Counsel for the appellant submits that as the assessment
order was upheld by the Income Tax Appellate Tribunal, the order imposing
penalty, under Section 271(1)(c) of the Income Tax Act, 1961 (hereinafter
referred to as the "Act"), has been wrongly set aside by the Commissioner
of Income Tax (Appeals) and the Income Tax Appellate Tribunal, by relying
upon a judgment of the Hon'ble Supreme Court in Commissioner of Income
Tax (Appeals) versus Reliance Petro Products Private Limited 322 ITR 158 (Supreme Court). The judgment is not applicable as it is distinguishable on
facts. The controversy, in the present case, is fully covered against the assessee by a judgment of the Delhi High Court in Commissioner of
Income Tax versus Zoom Communication Private Limited, 2010 (327) ITR
510 (Delhi). The Income Tax Appellate Tribunal as well as the
Commissioner of Income Tax (Appeals) have fallen into error while holding
that mere disallowance of deduction claimed, would not necessarily invite
penalty. We have heard counsel for the appellant, perused the
impugned orders and find no reason to entertain the appeal, much less on
the questions of law raised by the appellant. Counsel for the revenue's contention that as claim for
deduction was not bona fide, penalty was rightly imposed. The controversy,
herein, is covered against the assessee by a judgment of the Delhi High
Court in Zoom Communication Private Limited's case (supra) and not by
judgment of the Hon'ble Supreme Court in Reliance Petro Products' case
(supra) as the latter judgment is distinguishable on facts. We are not
inclined to accept the submissions made by counsel for the revenue While considering the scope and ambit of penalty levied
under Section 271(1)(c) of the Act, the Hon'ble Supreme Court has held in
Reliance Petro Products' case (supra) that mere raising of a claim, even if
not sustainable in law, is not by itself, sufficient to hold that it denotes
furnishing of inaccurate particulars with an intent as would invite a penalty.

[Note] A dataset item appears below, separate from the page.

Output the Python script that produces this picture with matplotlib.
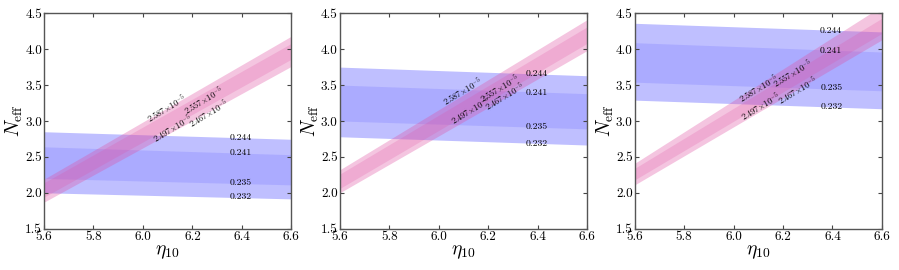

The Hon'ble Delhi High Court has held in Zoom Communication Private
Limited's case (supra), that if an assessee is unable to explain as to in
what circumstances and on account of whose mistake, deductions were
claimed, it would amount to raising a mala fide claim that would invite
penalty. We cannot, but agree with the observations by the Delhi High
Court, but, as the situation, on facts, in the present case, is entirely different, find no reason to depart from the ratio laid down by the Hon'ble
Supreme court in Reliance Petro Products' case (supra). The deductions
were claimed in a bona fide exercise of the right of an assessee to claim
deduction. The fact that this claim was rejected, does not raise inference of a mala fide attempt to evade tax. A penalty is imposed only if the claim is mala fide or raised with intent to evade tax.